YOUR OBJECTIVE: Retype the data that follows line by line, exactly, and leave its pictures out.
- - - - -
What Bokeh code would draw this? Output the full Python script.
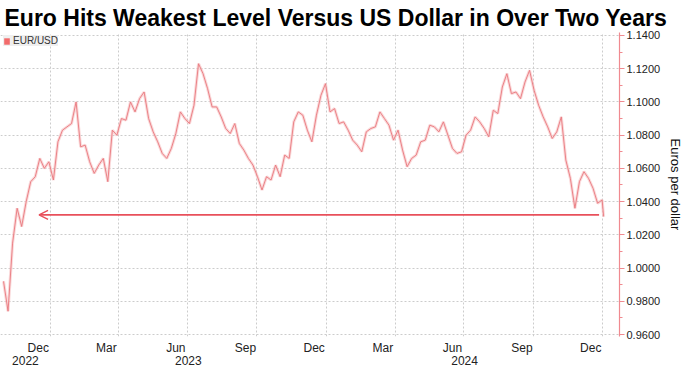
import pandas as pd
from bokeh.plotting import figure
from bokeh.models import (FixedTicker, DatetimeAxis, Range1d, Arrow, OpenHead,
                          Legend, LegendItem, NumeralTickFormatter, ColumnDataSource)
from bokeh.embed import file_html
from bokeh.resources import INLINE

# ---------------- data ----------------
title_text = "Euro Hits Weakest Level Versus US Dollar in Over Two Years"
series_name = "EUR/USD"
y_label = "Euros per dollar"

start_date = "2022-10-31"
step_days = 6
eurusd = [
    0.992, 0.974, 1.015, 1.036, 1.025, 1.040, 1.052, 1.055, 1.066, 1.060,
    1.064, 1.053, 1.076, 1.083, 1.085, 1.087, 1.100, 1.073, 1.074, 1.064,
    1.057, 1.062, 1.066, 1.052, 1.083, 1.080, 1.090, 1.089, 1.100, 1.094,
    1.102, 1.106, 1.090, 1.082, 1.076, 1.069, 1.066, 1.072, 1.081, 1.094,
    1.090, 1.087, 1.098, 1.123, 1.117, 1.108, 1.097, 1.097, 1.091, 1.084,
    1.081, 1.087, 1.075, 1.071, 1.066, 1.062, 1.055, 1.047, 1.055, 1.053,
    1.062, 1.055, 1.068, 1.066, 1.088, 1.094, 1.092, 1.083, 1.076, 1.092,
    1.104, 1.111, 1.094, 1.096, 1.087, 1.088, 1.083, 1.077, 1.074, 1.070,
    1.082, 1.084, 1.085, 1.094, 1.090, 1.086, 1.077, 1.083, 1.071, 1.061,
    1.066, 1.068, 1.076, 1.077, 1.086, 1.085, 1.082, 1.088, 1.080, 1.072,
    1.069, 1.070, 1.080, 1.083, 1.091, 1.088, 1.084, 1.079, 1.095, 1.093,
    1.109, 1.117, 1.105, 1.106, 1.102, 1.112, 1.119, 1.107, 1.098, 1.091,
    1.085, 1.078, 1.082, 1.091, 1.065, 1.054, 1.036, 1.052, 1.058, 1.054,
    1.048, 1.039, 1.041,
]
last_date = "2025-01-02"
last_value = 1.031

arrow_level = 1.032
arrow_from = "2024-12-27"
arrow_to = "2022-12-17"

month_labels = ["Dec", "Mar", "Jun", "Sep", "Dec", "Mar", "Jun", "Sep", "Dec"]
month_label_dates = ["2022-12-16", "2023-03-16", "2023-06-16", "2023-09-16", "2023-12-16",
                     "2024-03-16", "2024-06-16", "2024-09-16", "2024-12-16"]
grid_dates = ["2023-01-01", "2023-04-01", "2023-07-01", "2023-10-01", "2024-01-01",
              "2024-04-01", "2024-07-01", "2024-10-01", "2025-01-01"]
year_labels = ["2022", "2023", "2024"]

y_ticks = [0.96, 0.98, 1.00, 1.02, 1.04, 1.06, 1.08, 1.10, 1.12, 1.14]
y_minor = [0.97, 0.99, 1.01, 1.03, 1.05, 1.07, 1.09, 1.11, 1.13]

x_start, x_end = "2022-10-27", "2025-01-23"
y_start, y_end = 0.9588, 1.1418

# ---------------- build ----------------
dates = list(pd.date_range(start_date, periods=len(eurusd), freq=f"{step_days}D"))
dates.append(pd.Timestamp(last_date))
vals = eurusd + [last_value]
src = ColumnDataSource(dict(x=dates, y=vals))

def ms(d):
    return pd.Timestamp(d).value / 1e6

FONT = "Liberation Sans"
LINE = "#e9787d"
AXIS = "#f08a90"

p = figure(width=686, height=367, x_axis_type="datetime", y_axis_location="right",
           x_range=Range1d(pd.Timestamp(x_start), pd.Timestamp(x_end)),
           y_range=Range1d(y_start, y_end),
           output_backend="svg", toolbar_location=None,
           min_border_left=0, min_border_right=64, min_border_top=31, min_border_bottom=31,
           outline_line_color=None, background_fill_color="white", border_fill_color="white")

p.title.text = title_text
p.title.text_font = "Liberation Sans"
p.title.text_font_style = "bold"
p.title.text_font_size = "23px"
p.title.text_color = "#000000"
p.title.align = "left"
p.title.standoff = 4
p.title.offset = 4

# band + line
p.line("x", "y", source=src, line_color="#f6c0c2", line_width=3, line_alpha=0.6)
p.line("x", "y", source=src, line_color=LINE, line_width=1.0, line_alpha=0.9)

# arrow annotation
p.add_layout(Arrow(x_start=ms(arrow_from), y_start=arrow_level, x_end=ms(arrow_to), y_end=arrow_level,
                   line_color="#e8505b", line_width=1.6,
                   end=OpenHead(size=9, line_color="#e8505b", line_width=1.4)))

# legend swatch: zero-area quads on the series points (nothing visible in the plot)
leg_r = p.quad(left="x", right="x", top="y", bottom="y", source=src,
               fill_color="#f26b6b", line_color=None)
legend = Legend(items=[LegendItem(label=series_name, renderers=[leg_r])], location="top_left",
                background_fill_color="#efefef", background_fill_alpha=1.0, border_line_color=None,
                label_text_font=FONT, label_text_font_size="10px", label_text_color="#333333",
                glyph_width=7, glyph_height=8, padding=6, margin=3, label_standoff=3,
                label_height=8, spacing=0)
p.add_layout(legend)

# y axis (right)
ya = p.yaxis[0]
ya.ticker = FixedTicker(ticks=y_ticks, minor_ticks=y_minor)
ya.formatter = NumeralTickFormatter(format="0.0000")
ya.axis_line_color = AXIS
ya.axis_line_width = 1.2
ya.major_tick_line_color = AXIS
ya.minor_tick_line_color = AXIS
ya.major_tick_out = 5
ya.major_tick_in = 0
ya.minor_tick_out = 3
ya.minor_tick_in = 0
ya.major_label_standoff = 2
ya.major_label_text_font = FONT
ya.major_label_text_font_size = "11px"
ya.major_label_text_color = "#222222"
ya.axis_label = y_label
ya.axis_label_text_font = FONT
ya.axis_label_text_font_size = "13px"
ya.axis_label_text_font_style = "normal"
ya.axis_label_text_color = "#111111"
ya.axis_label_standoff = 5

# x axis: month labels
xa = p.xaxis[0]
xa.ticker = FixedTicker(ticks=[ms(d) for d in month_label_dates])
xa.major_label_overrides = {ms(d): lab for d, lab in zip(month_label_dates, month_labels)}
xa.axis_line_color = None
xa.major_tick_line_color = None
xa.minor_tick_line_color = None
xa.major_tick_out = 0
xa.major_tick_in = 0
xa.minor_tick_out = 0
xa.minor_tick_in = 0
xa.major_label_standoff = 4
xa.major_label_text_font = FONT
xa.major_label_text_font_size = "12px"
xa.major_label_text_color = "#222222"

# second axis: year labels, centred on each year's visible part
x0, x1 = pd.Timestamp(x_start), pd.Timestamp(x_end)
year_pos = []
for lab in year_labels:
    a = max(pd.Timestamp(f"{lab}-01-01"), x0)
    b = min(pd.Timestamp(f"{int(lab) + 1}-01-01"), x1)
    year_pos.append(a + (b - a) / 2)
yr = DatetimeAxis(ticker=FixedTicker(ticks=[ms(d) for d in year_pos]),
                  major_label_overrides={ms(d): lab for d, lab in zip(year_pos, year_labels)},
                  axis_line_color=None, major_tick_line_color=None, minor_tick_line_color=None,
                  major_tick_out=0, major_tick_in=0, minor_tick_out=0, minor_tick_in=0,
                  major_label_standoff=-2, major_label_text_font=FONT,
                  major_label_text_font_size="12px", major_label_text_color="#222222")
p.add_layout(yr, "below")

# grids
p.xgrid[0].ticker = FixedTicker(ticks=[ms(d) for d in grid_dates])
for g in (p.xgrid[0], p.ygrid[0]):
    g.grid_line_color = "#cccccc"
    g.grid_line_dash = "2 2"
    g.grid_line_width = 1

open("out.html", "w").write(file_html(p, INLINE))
- - - - -
SOLUTION TO THIS PROBLEM:
What Bokeh code would draw this? Output the full Python script.
import pandas as pd
from bokeh.plotting import figure
from bokeh.models import (FixedTicker, DatetimeAxis, Range1d, Arrow, OpenHead,
                          Legend, LegendItem, NumeralTickFormatter, ColumnDataSource)
from bokeh.embed import file_html
from bokeh.resources import INLINE

# ---------------- data ----------------
title_text = "Euro Hits Weakest Level Versus US Dollar in Over Two Years"
series_name = "EUR/USD"
y_label = "Euros per dollar"

start_date = "2022-10-31"
step_days = 6
eurusd = [
    0.992, 0.974, 1.015, 1.036, 1.025, 1.040, 1.052, 1.055, 1.066, 1.060,
    1.064, 1.053, 1.076, 1.083, 1.085, 1.087, 1.100, 1.073, 1.074, 1.064,
    1.057, 1.062, 1.066, 1.052, 1.083, 1.080, 1.090, 1.089, 1.100, 1.094,
    1.102, 1.106, 1.090, 1.082, 1.076, 1.069, 1.066, 1.072, 1.081, 1.094,
    1.090, 1.087, 1.098, 1.123, 1.117, 1.108, 1.097, 1.097, 1.091, 1.084,
    1.081, 1.087, 1.075, 1.071, 1.066, 1.062, 1.055, 1.047, 1.055, 1.053,
    1.062, 1.055, 1.068, 1.066, 1.088, 1.094, 1.092, 1.083, 1.076, 1.092,
    1.104, 1.111, 1.094, 1.096, 1.087, 1.088, 1.083, 1.077, 1.074, 1.070,
    1.082, 1.084, 1.085, 1.094, 1.090, 1.086, 1.077, 1.083, 1.071, 1.061,
    1.066, 1.068, 1.076, 1.077, 1.086, 1.085, 1.082, 1.088, 1.080, 1.072,
    1.069, 1.070, 1.080, 1.083, 1.091, 1.088, 1.084, 1.079, 1.095, 1.093,
    1.109, 1.117, 1.105, 1.106, 1.102, 1.112, 1.119, 1.107, 1.098, 1.091,
    1.085, 1.078, 1.082, 1.091, 1.065, 1.054, 1.036, 1.052, 1.058, 1.054,
    1.048, 1.039, 1.041,
]
last_date = "2025-01-02"
last_value = 1.031

arrow_level = 1.032
arrow_from = "2024-12-27"
arrow_to = "2022-12-17"

month_labels = ["Dec", "Mar", "Jun", "Sep", "Dec", "Mar", "Jun", "Sep", "Dec"]
month_label_dates = ["2022-12-16", "2023-03-16", "2023-06-16", "2023-09-16", "2023-12-16",
                     "2024-03-16", "2024-06-16", "2024-09-16", "2024-12-16"]
grid_dates = ["2023-01-01", "2023-04-01", "2023-07-01", "2023-10-01", "2024-01-01",
              "2024-04-01", "2024-07-01", "2024-10-01", "2025-01-01"]
year_labels = ["2022", "2023", "2024"]

y_ticks = [0.96, 0.98, 1.00, 1.02, 1.04, 1.06, 1.08, 1.10, 1.12, 1.14]
y_minor = [0.97, 0.99, 1.01, 1.03, 1.05, 1.07, 1.09, 1.11, 1.13]

x_start, x_end = "2022-10-27", "2025-01-23"
y_start, y_end = 0.9588, 1.1418

# ---------------- build ----------------
dates = list(pd.date_range(start_date, periods=len(eurusd), freq=f"{step_days}D"))
dates.append(pd.Timestamp(last_date))
vals = eurusd + [last_value]
src = ColumnDataSource(dict(x=dates, y=vals))

def ms(d):
    return pd.Timestamp(d).value / 1e6

FONT = "Liberation Sans"
LINE = "#e9787d"
AXIS = "#f08a90"

p = figure(width=686, height=367, x_axis_type="datetime", y_axis_location="right",
           x_range=Range1d(pd.Timestamp(x_start), pd.Timestamp(x_end)),
           y_range=Range1d(y_start, y_end),
           output_backend="svg", toolbar_location=None,
           min_border_left=0, min_border_right=64, min_border_top=31, min_border_bottom=31,
           outline_line_color=None, background_fill_color="white", border_fill_color="white")

p.title.text = title_text
p.title.text_font = "Liberation Sans"
p.title.text_font_style = "bold"
p.title.text_font_size = "23px"
p.title.text_color = "#000000"
p.title.align = "left"
p.title.standoff = 4
p.title.offset = 4

# band + line
p.line("x", "y", source=src, line_color="#f6c0c2", line_width=3, line_alpha=0.6)
p.line("x", "y", source=src, line_color=LINE, line_width=1.0, line_alpha=0.9)

# arrow annotation
p.add_layout(Arrow(x_start=ms(arrow_from), y_start=arrow_level, x_end=ms(arrow_to), y_end=arrow_level,
                   line_color="#e8505b", line_width=1.6,
                   end=OpenHead(size=9, line_color="#e8505b", line_width=1.4)))

# legend swatch: zero-area quads on the series points (nothing visible in the plot)
leg_r = p.quad(left="x", right="x", top="y", bottom="y", source=src,
               fill_color="#f26b6b", line_color=None)
legend = Legend(items=[LegendItem(label=series_name, renderers=[leg_r])], location="top_left",
                background_fill_color="#efefef", background_fill_alpha=1.0, border_line_color=None,
                label_text_font=FONT, label_text_font_size="10px", label_text_color="#333333",
                glyph_width=7, glyph_height=8, padding=6, margin=3, label_standoff=3,
                label_height=8, spacing=0)
p.add_layout(legend)

# y axis (right)
ya = p.yaxis[0]
ya.ticker = FixedTicker(ticks=y_ticks, minor_ticks=y_minor)
ya.formatter = NumeralTickFormatter(format="0.0000")
ya.axis_line_color = AXIS
ya.axis_line_width = 1.2
ya.major_tick_line_color = AXIS
ya.minor_tick_line_color = AXIS
ya.major_tick_out = 5
ya.major_tick_in = 0
ya.minor_tick_out = 3
ya.minor_tick_in = 0
ya.major_label_standoff = 2
ya.major_label_text_font = FONT
ya.major_label_text_font_size = "11px"
ya.major_label_text_color = "#222222"
ya.axis_label = y_label
ya.axis_label_text_font = FONT
ya.axis_label_text_font_size = "13px"
ya.axis_label_text_font_style = "normal"
ya.axis_label_text_color = "#111111"
ya.axis_label_standoff = 5

# x axis: month labels
xa = p.xaxis[0]
xa.ticker = FixedTicker(ticks=[ms(d) for d in month_label_dates])
xa.major_label_overrides = {ms(d): lab for d, lab in zip(month_label_dates, month_labels)}
xa.axis_line_color = None
xa.major_tick_line_color = None
xa.minor_tick_line_color = None
xa.major_tick_out = 0
xa.major_tick_in = 0
xa.minor_tick_out = 0
xa.minor_tick_in = 0
xa.major_label_standoff = 4
xa.major_label_text_font = FONT
xa.major_label_text_font_size = "12px"
xa.major_label_text_color = "#222222"

# second axis: year labels, centred on each year's visible part
x0, x1 = pd.Timestamp(x_start), pd.Timestamp(x_end)
year_pos = []
for lab in year_labels:
    a = max(pd.Timestamp(f"{lab}-01-01"), x0)
    b = min(pd.Timestamp(f"{int(lab) + 1}-01-01"), x1)
    year_pos.append(a + (b - a) / 2)
yr = DatetimeAxis(ticker=FixedTicker(ticks=[ms(d) for d in year_pos]),
                  major_label_overrides={ms(d): lab for d, lab in zip(year_pos, year_labels)},
                  axis_line_color=None, major_tick_line_color=None, minor_tick_line_color=None,
                  major_tick_out=0, major_tick_in=0, minor_tick_out=0, minor_tick_in=0,
                  major_label_standoff=-2, major_label_text_font=FONT,
                  major_label_text_font_size="12px", major_label_text_color="#222222")
p.add_layout(yr, "below")

# grids
p.xgrid[0].ticker = FixedTicker(ticks=[ms(d) for d in grid_dates])
for g in (p.xgrid[0], p.ygrid[0]):
    g.grid_line_color = "#cccccc"
    g.grid_line_dash = "2 2"
    g.grid_line_width = 1

open("out.html", "w").write(file_html(p, INLINE))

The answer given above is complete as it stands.